Is there anyway to have a default set of packages and utilities installed?  I'm new to Unix, but it seems cumbersome to run "make install" on everything from the /usr/ports directory for each utility I'd like.  Installing Bash took about 10 minutes to compile.

Am I missing something?


----------



## SirDice (Jan 11, 2010)

viento said:
			
		

> Is there anyway to have a default set of packages and utilities installed?


There is no default set of packages. FreeBSD lets you choose what to install.

http://www.freebsd.org/doc/en_US.ISO8859-1/books/handbook/ports.html




> I'm new to Unix, but it seems cumbersome to run "make install" on everything from the /usr/ports directory for each utility I'd like.


Read up on using pkg_add.



> Installing Bash took about 10 minutes to compile.

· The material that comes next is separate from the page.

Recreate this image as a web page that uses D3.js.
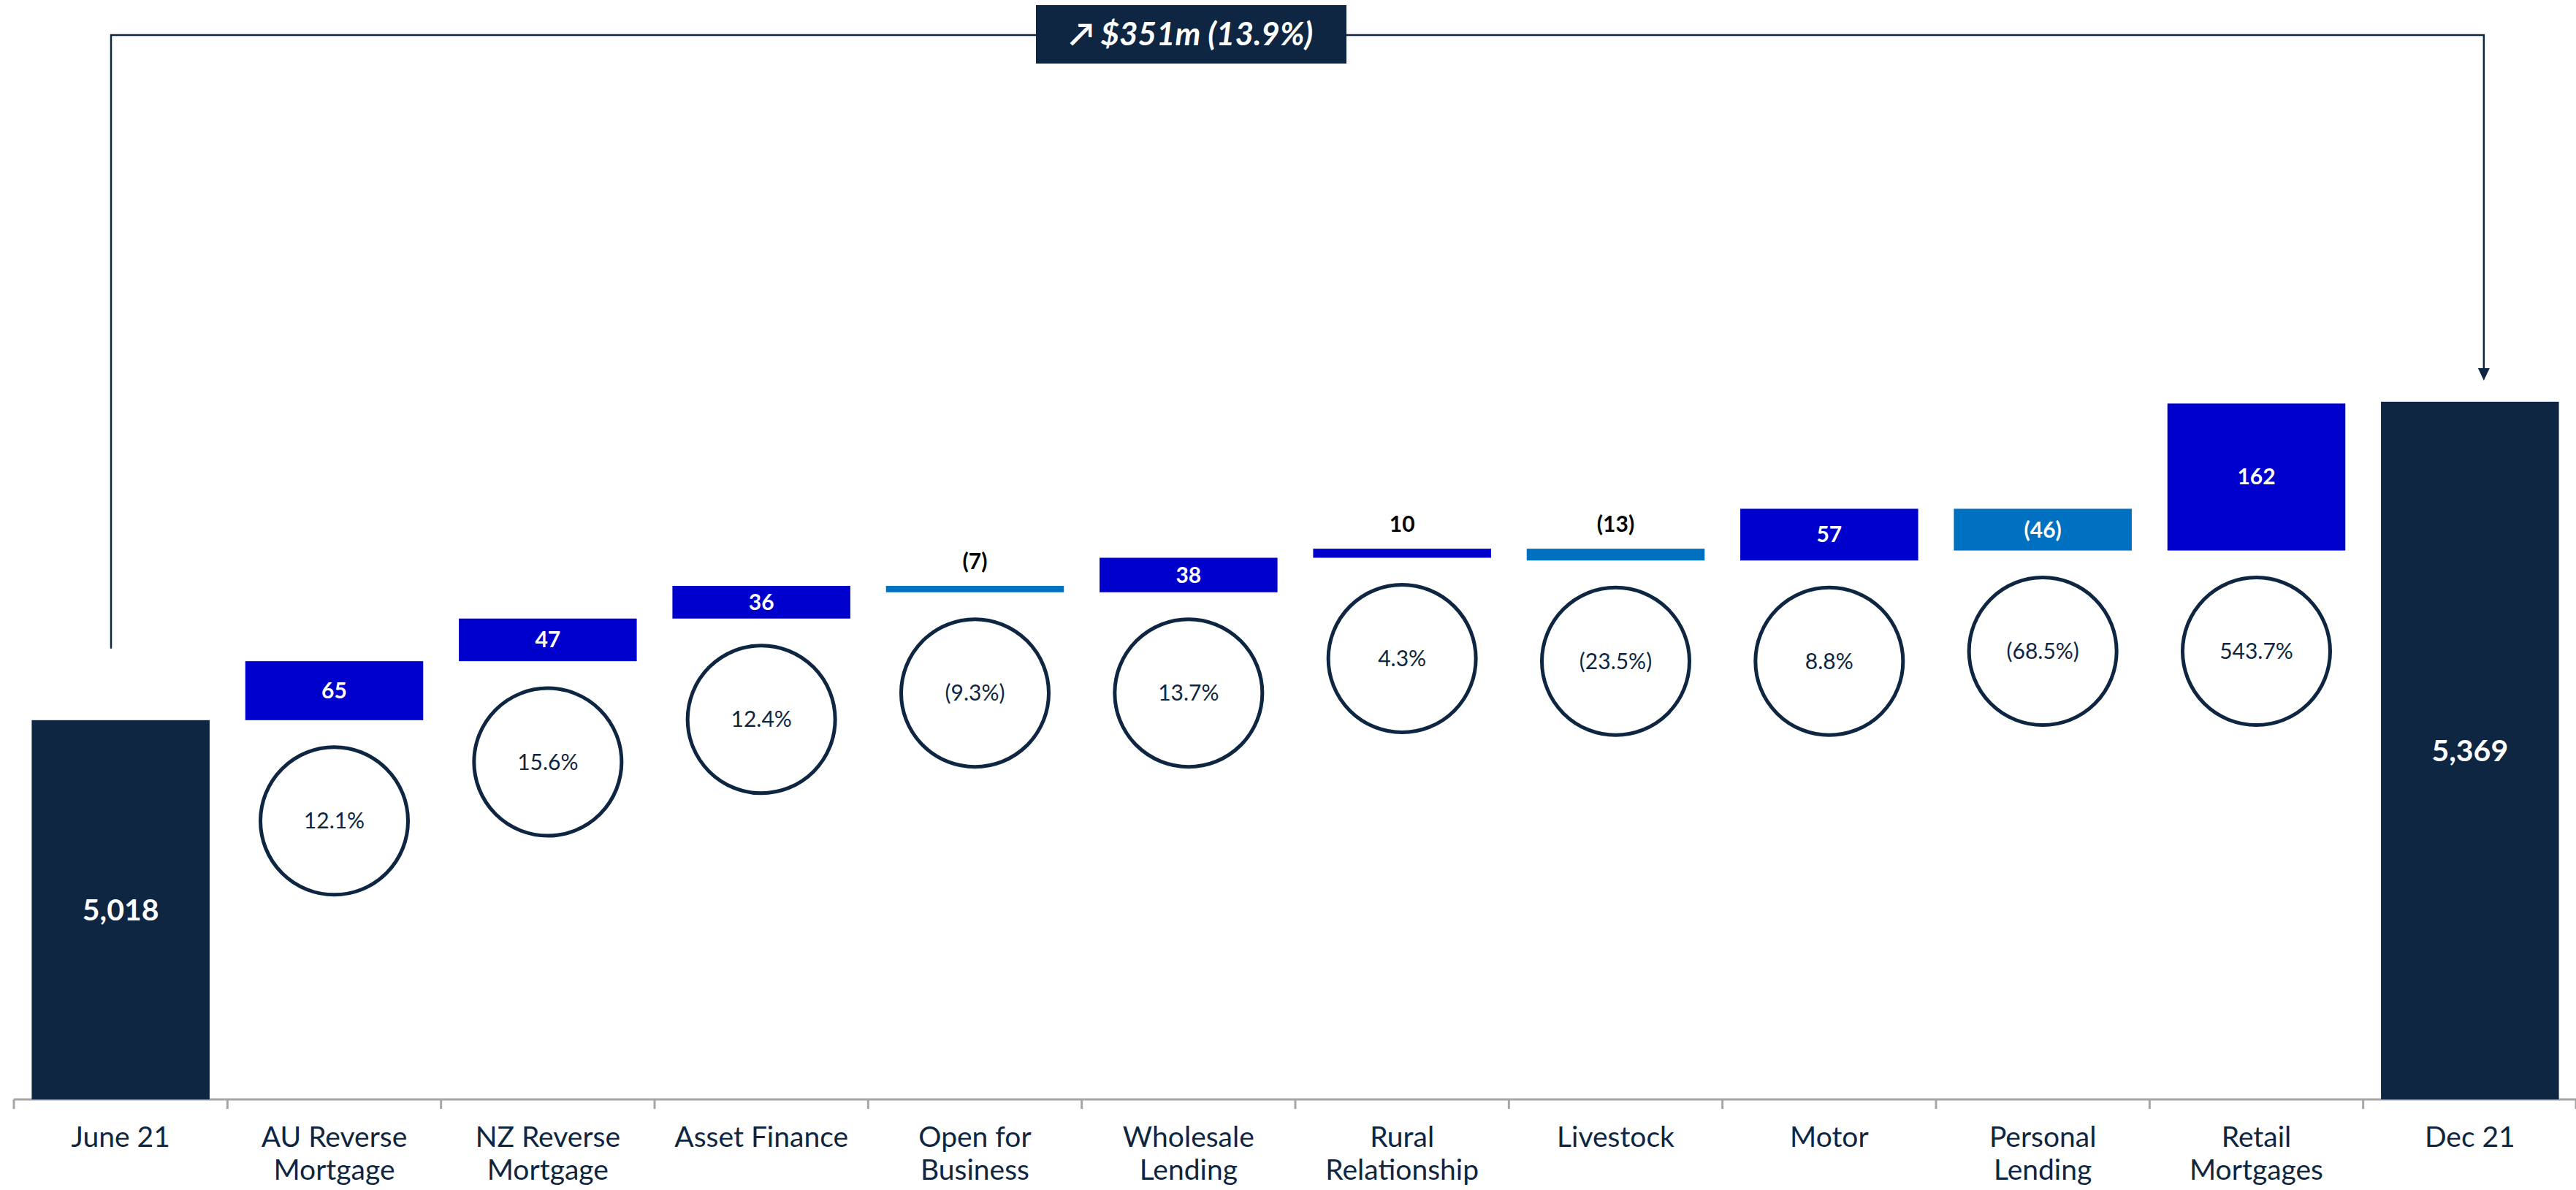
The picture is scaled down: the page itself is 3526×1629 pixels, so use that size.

Wauw.. 10 minutes.. I remember the days when compiling X took more then a day :e


----------



## inurneck (Jan 11, 2010)

SirDice said:
			
		

> There is no default set of packages. FreeBSD lets you choose what to install.
> 
> http://www.freebsd.org/doc/en_US.ISO8859-1/books/handbook/ports.html
> 
> ...



lol


----------



## viento (Jan 12, 2010)

thanks, SirDice.  I was able to use pkg_add to install a few packages to make things easier for me.

`$ pkg_add -r bash
$ pkg_add -r nano
$ pkg_add -r zip`

I didn't understand that the packages differed from the ports in that the former are pre-compiled.


----------



## viento (Jan 12, 2010)

Also, I'm willing to contribute and update the documentation and screenshots for the 8.0 install section.  Just point me in the right direction regarding whom I should contact.


----------



## johnblue (Jan 12, 2010)

> Also, I'm willing to contribute and update the documentation and screenshots for the 8.0 install section. Just point me in the right direction regarding whom I should contact.


http://forums.freebsd.org/forumdisplay.php?f=39


----------